Growing up in rural North Carolina during the 60’s and 70’s, reading was a big deal for me. Back then, it was still one of the chief forms of entertainment since cable television was pretty much unheard of in my neck of the woods. And, while the internet existed, it wasn’t available to peons like us. So, books were important. In the earlier days of my childhood, getting books often meant going to the library. That required a trip downtown, as the Greensboro Public Library didn’t have branches until the late 70’s. Considering that my family only had one car until I was 10 years old, trips downtown didn’t happen all that much. Of course, that only made a visit to the library so much better. But, just because we didn’t make it into town all that often doesn’t mean reading material was lacking. There was also the Bookmobile.
For those of you to young to remember, the Bookmobile was basically a library on wheels that brought books to people who might otherwise not be able to get them. The one I remember was a converted city bus fitted with shelves filled with books. It had a route and came to various neighborhoods on a regular schedule. It appears the Bookmobile is a thing of the past in this digital age where anything you might want to read is just a click away. That’s more than a little sad because the Bookmobile was awesome.
Back then, a visit from the Bookmobile was more than just a chance to get something new to read; it was a social event that bought the community together. We would gather at a friend’s home on Old Randleman Road and, while the mothers socialized((i.e. shared the latest gossip)), we kids engaged in our own form of socialization, usually involving a ball of some sort. As a rule, a game was struck up as soon as we had enough people to play and lasted until the Bookmobile arrived. At that point, any and all play came to screaming halt((it did for me, anyway. I’ve always preferred a book to ball since a book didn’t require a level of coordination that still escapes me)) and we all made for the door. I always wanted to be first in line because space was limited and only a few people could browse the shelves at any given time((waiting has never been my forte)). Plus, I wanted first crack at whatever books were available. The thought of someone getting to a Freddy The Pig book I hadn’t read before I did was almost more than I could bear. But, no matter what I was able to get hold of, I was ecstatic: I had books to read.

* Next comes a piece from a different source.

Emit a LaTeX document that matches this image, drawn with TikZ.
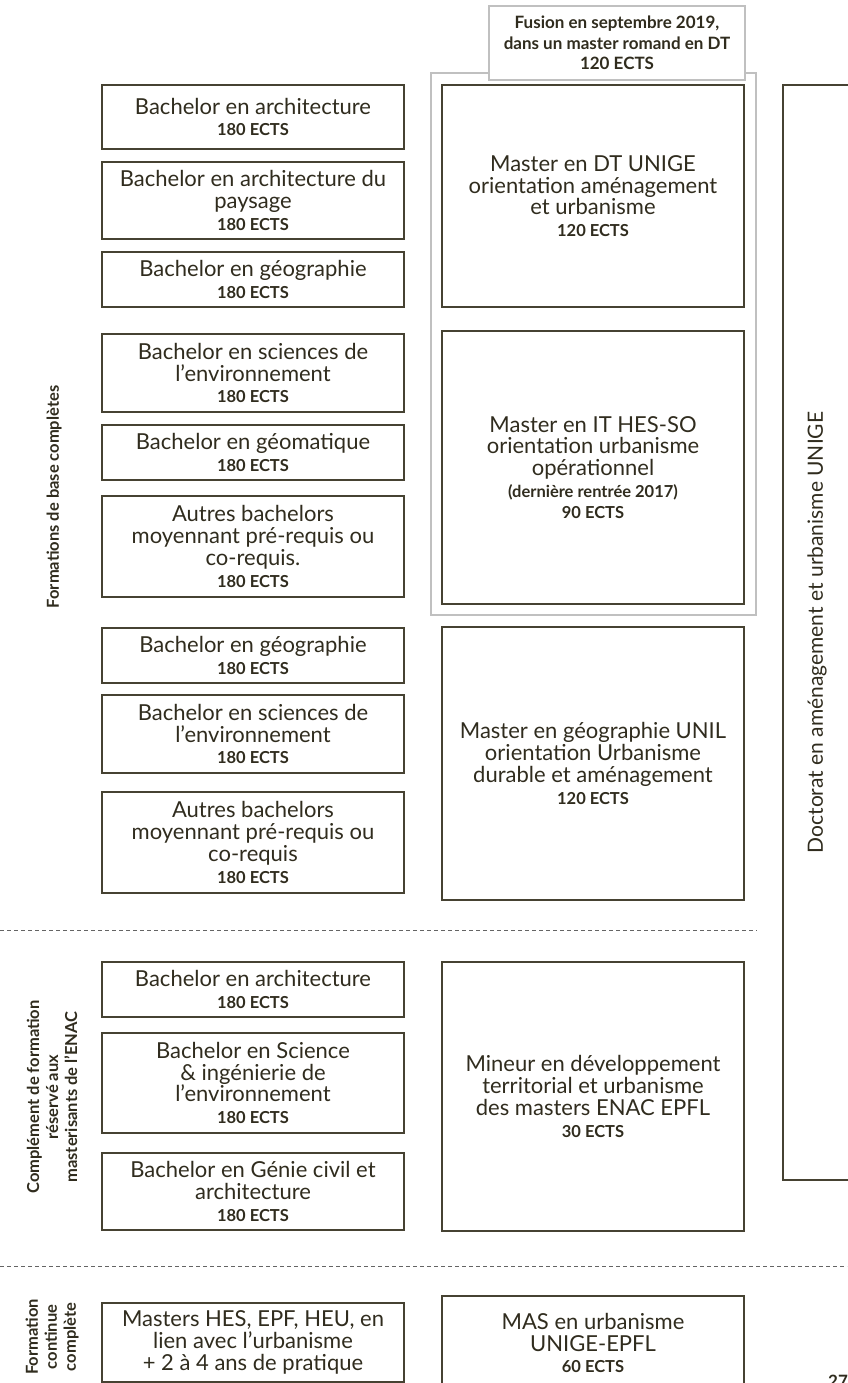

Whatever else happened was small potatoes compared to that.
For some people, my literary zeal is hard to understand. More than once in my life, people have asked why I love to read so much. I can think of two reasons: first, my parents understood the importance of reading and made it a priority in our household. Before I learned to read, my mom or dad read to me every day. After I learned to read, they always made sure that books were always available and encouraged me to read. Second, reading was an escape. I’ve told you that my childhood wasn’t exactly rosy; between being a certain s.o.b.’s whipping boy and huge nerd, I needed a way to step outside my reality in order to keep sane; books gave me that opportunity. And, not just while I was reading them, either. I spent many an hour inserting myself into the stories I read to further escape the shittier things in my life. It’s something I still do to this day.
I love technology and the idea that I can download books for free from the library or a certain website that shall remain nameless((in deference to some of my author friends who have “issues” with them)) is absolutely amazing. In fact, I think the ready availability of books is the best thing the internet has done for the world. But, at the same time, I can’t help but feel a little sad for the passing of things like the Bookmobile and paper books((face it, e-books are the wave of the future)) because many of my favorite memories involve books (or getting books) and, in my humble opinion, young people are missing out on something special. But, it’s up to them to make their own memories and it’s up to me to understand that their memories are going to different from mine. Is it hell to get old? Maybe, but it beats the hell out of the alternative.